_EXERCISE OBJECTIVE_. Write out each line exactly as given. Leave the pictures out of your copy.
begin SUPPLIED MATERIAL
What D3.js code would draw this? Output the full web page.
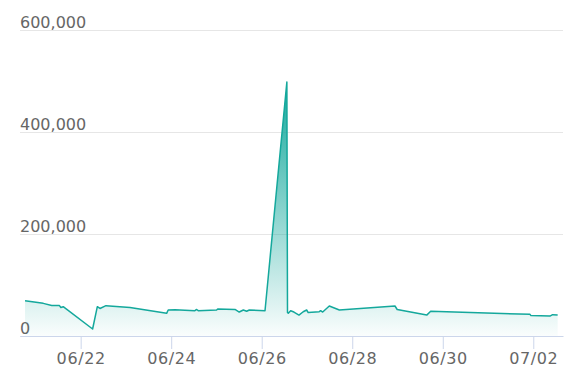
<!DOCTYPE html>
<html>
<head>
<meta charset="utf-8">
<script src="https://cdn.jsdelivr.net/npm/d3@7"></script>
<style>
  body { margin: 0; background: #fff; }
  svg { display: block; }
</style>
</head>
<body>
<script>
// readings (time, value)
var times = [
  "2023-06-20 18:30", "2023-06-21 04:10", "2023-06-21 08:40", "2023-06-21 12:40",
  "2023-06-21 13:30", "2023-06-21 14:45", "2023-06-22 06:20", "2023-06-22 08:50",
  "2023-06-22 10:15", "2023-06-22 13:25", "2023-06-23 02:10", "2023-06-23 21:35",
  "2023-06-23 22:25", "2023-06-24 02:00", "2023-06-24 12:35", "2023-06-24 13:30",
  "2023-06-24 14:20", "2023-06-25 00:05", "2023-06-25 00:40", "2023-06-25 09:50",
  "2023-06-25 12:05", "2023-06-25 14:15", "2023-06-25 16:00", "2023-06-25 17:25",
  "2023-06-26 01:45", "2023-06-26 13:20", "2023-06-26 13:40", "2023-06-26 14:05",
  "2023-06-26 15:20", "2023-06-26 17:05", "2023-06-26 19:45", "2023-06-26 22:00",
  "2023-06-26 23:50", "2023-06-27 00:40", "2023-06-27 06:30", "2023-06-27 07:15",
  "2023-06-27 08:20", "2023-06-27 11:50", "2023-06-27 17:10", "2023-06-28 22:40",
  "2023-06-28 23:50", "2023-06-29 15:30", "2023-06-29 17:35", "2023-07-01 22:15",
  "2023-07-01 22:45", "2023-07-02 08:50", "2023-07-02 10:15", "2023-07-02 12:55"
];
var values = [
  69000, 64000, 60000, 60000,
  56000, 57500, 13700, 57500,
  54000, 59500, 56000, 44500,
  51000, 51500, 49600, 52000,
  49600, 51000, 53000, 52000,
  47000, 51000, 48500, 51000,
  49600, 498000, 46000, 44500,
  49600, 47000, 41000, 47600,
  51000, 46000, 47600, 49600,
  47000, 58800, 51000, 58800,
  52000, 41000, 48500, 42500,
  40000, 39000, 41800, 41000
];
var xTickLabels = ["06/22", "06/24", "06/26", "06/28", "06/30", "07/02"];
var yTicks = [0, 200000, 400000, 600000];

var parseTime = d3.timeParse("%Y-%m-%d %H:%M");
var parseTick = d3.timeParse("%Y-%m/%d");

var data = times.map(function(t, i) { return [parseTime(t), values[i]]; });

var margin = {top: 30, right: 18, bottom: 49, left: 20},
  width = 581 - margin.left - margin.right,
  height = 385 - margin.top - margin.bottom;

var x = d3.scaleTime()
  .domain([parseTime("2023-06-20 15:50"), parseTime("2023-07-02 15:45")])
  .range([0, width]);

var y = d3.scaleLinear()
  .domain([0, 600000])
  .range([height, 0]);

var svg = d3.select("body").append("svg")
  .attr("width", 581)
  .attr("height", 385)
  .append("g")
  .attr("transform", "translate(" + margin.left + "," + margin.top + ")");

// gradient for the area
var grad = svg.append("defs").append("linearGradient")
  .attr("id", "fillGrad")
  .attr("gradientUnits", "userSpaceOnUse")
  .attr("x1", 0).attr("x2", 0)
  .attr("y1", y(d3.max(values)))
  .attr("y2", y(0));
grad.append("stop").attr("offset", "0%").attr("stop-color", "#14a89c").attr("stop-opacity", 1);
grad.append("stop").attr("offset", "100%").attr("stop-color", "#14a89c").attr("stop-opacity", 0.02);

// gridlines + y labels
var yAxis = d3.axisRight(y)
  .tickValues(yTicks)
  .tickSize(width)
  .tickFormat(d3.format(","));

var gy = svg.append("g").call(yAxis);
gy.select(".domain").remove();
gy.selectAll(".tick line").attr("stroke", "#e6e6e6");
gy.selectAll(".tick text")
  .attr("x", 0)
  .attr("y", -3)
  .attr("dy", 0)
  .attr("text-anchor", "start")
  .attr("fill", "#666")
  .style("font-family", "'DejaVu Sans', sans-serif")
  .style("font-size", "16px");

var area = d3.area()
  .x(function(d) { return x(d[0]); })
  .y0(y(0))
  .y1(function(d) { return y(d[1]); });

var line = d3.line()
  .x(function(d) { return x(d[0]); })
  .y(function(d) { return y(d[1]); });

svg.append("path")
  .datum(data)
  .attr("fill", "url(#fillGrad)")
  .attr("d", area);

svg.append("path")
  .datum(data)
  .attr("fill", "none")
  .attr("stroke", "#14a89c")
  .attr("stroke-width", 1.5)
  .attr("stroke-linejoin", "round")
  .attr("d", line);

// x axis
var xAxis = d3.axisBottom(x)
  .tickValues(xTickLabels.map(function(s) { return parseTick("2023-" + s); }))
  .tickFormat(d3.timeFormat("%m/%d"))
  .tickSize(13)
  .tickSizeOuter(0);

var gx = svg.append("g")
  .attr("transform", "translate(0," + height + ")")
  .call(xAxis);
gx.select(".domain").attr("stroke", "#ccd6eb");
gx.selectAll(".tick line").attr("stroke", "#ccd6eb");
gx.selectAll(".tick text")
  .attr("y", 28)
  .attr("dy", 0)
  .attr("fill", "#666")
  .style("font-family", "'DejaVu Sans', sans-serif")
  .style("font-size", "16px")
  .style("letter-spacing", "0.6px");
</script>
</body>
</html>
end SUPPLIED MATERIAL
_FINISHED EXERCISE_.
What D3.js code would draw this? Output the full web page.
<!DOCTYPE html>
<html>
<head>
<meta charset="utf-8">
<script src="https://cdn.jsdelivr.net/npm/d3@7"></script>
<style>
  body { margin: 0; background: #fff; }
  svg { display: block; }
</style>
</head>
<body>
<script>
// readings (time, value)
var times = [
  "2023-06-20 18:30", "2023-06-21 04:10", "2023-06-21 08:40", "2023-06-21 12:40",
  "2023-06-21 13:30", "2023-06-21 14:45", "2023-06-22 06:20", "2023-06-22 08:50",
  "2023-06-22 10:15", "2023-06-22 13:25", "2023-06-23 02:10", "2023-06-23 21:35",
  "2023-06-23 22:25", "2023-06-24 02:00", "2023-06-24 12:35", "2023-06-24 13:30",
  "2023-06-24 14:20", "2023-06-25 00:05", "2023-06-25 00:40", "2023-06-25 09:50",
  "2023-06-25 12:05", "2023-06-25 14:15", "2023-06-25 16:00", "2023-06-25 17:25",
  "2023-06-26 01:45", "2023-06-26 13:20", "2023-06-26 13:40", "2023-06-26 14:05",
  "2023-06-26 15:20", "2023-06-26 17:05", "2023-06-26 19:45", "2023-06-26 22:00",
  "2023-06-26 23:50", "2023-06-27 00:40", "2023-06-27 06:30", "2023-06-27 07:15",
  "2023-06-27 08:20", "2023-06-27 11:50", "2023-06-27 17:10", "2023-06-28 22:40",
  "2023-06-28 23:50", "2023-06-29 15:30", "2023-06-29 17:35", "2023-07-01 22:15",
  "2023-07-01 22:45", "2023-07-02 08:50", "2023-07-02 10:15", "2023-07-02 12:55"
];
var values = [
  69000, 64000, 60000, 60000,
  56000, 57500, 13700, 57500,
  54000, 59500, 56000, 44500,
  51000, 51500, 49600, 52000,
  49600, 51000, 53000, 52000,
  47000, 51000, 48500, 51000,
  49600, 498000, 46000, 44500,
  49600, 47000, 41000, 47600,
  51000, 46000, 47600, 49600,
  47000, 58800, 51000, 58800,
  52000, 41000, 48500, 42500,
  40000, 39000, 41800, 41000
];
var xTickLabels = ["06/22", "06/24", "06/26", "06/28", "06/30", "07/02"];
var yTicks = [0, 200000, 400000, 600000];

var parseTime = d3.timeParse("%Y-%m-%d %H:%M");
var parseTick = d3.timeParse("%Y-%m/%d");

var data = times.map(function(t, i) { return [parseTime(t), values[i]]; });

var margin = {top: 30, right: 18, bottom: 49, left: 20},
  width = 581 - margin.left - margin.right,
  height = 385 - margin.top - margin.bottom;

var x = d3.scaleTime()
  .domain([parseTime("2023-06-20 15:50"), parseTime("2023-07-02 15:45")])
  .range([0, width]);

var y = d3.scaleLinear()
  .domain([0, 600000])
  .range([height, 0]);

var svg = d3.select("body").append("svg")
  .attr("width", 581)
  .attr("height", 385)
  .append("g")
  .attr("transform", "translate(" + margin.left + "," + margin.top + ")");

// gradient for the area
var grad = svg.append("defs").append("linearGradient")
  .attr("id", "fillGrad")
  .attr("gradientUnits", "userSpaceOnUse")
  .attr("x1", 0).attr("x2", 0)
  .attr("y1", y(d3.max(values)))
  .attr("y2", y(0));
grad.append("stop").attr("offset", "0%").attr("stop-color", "#14a89c").attr("stop-opacity", 1);
grad.append("stop").attr("offset", "100%").attr("stop-color", "#14a89c").attr("stop-opacity", 0.02);

// gridlines + y labels
var yAxis = d3.axisRight(y)
  .tickValues(yTicks)
  .tickSize(width)
  .tickFormat(d3.format(","));

var gy = svg.append("g").call(yAxis);
gy.select(".domain").remove();
gy.selectAll(".tick line").attr("stroke", "#e6e6e6");
gy.selectAll(".tick text")
  .attr("x", 0)
  .attr("y", -3)
  .attr("dy", 0)
  .attr("text-anchor", "start")
  .attr("fill", "#666")
  .style("font-family", "'DejaVu Sans', sans-serif")
  .style("font-size", "16px");

var area = d3.area()
  .x(function(d) { return x(d[0]); })
  .y0(y(0))
  .y1(function(d) { return y(d[1]); });

var line = d3.line()
  .x(function(d) { return x(d[0]); })
  .y(function(d) { return y(d[1]); });

svg.append("path")
  .datum(data)
  .attr("fill", "url(#fillGrad)")
  .attr("d", area);

svg.append("path")
  .datum(data)
  .attr("fill", "none")
  .attr("stroke", "#14a89c")
  .attr("stroke-width", 1.5)
  .attr("stroke-linejoin", "round")
  .attr("d", line);

// x axis
var xAxis = d3.axisBottom(x)
  .tickValues(xTickLabels.map(function(s) { return parseTick("2023-" + s); }))
  .tickFormat(d3.timeFormat("%m/%d"))
  .tickSize(13)
  .tickSizeOuter(0);

var gx = svg.append("g")
  .attr("transform", "translate(0," + height + ")")
  .call(xAxis);
gx.select(".domain").attr("stroke", "#ccd6eb");
gx.selectAll(".tick line").attr("stroke", "#ccd6eb");
gx.selectAll(".tick text")
  .attr("y", 28)
  .attr("dy", 0)
  .attr("fill", "#666")
  .style("font-family", "'DejaVu Sans', sans-serif")
  .style("font-size", "16px")
  .style("letter-spacing", "0.6px");
</script>
</body>
</html>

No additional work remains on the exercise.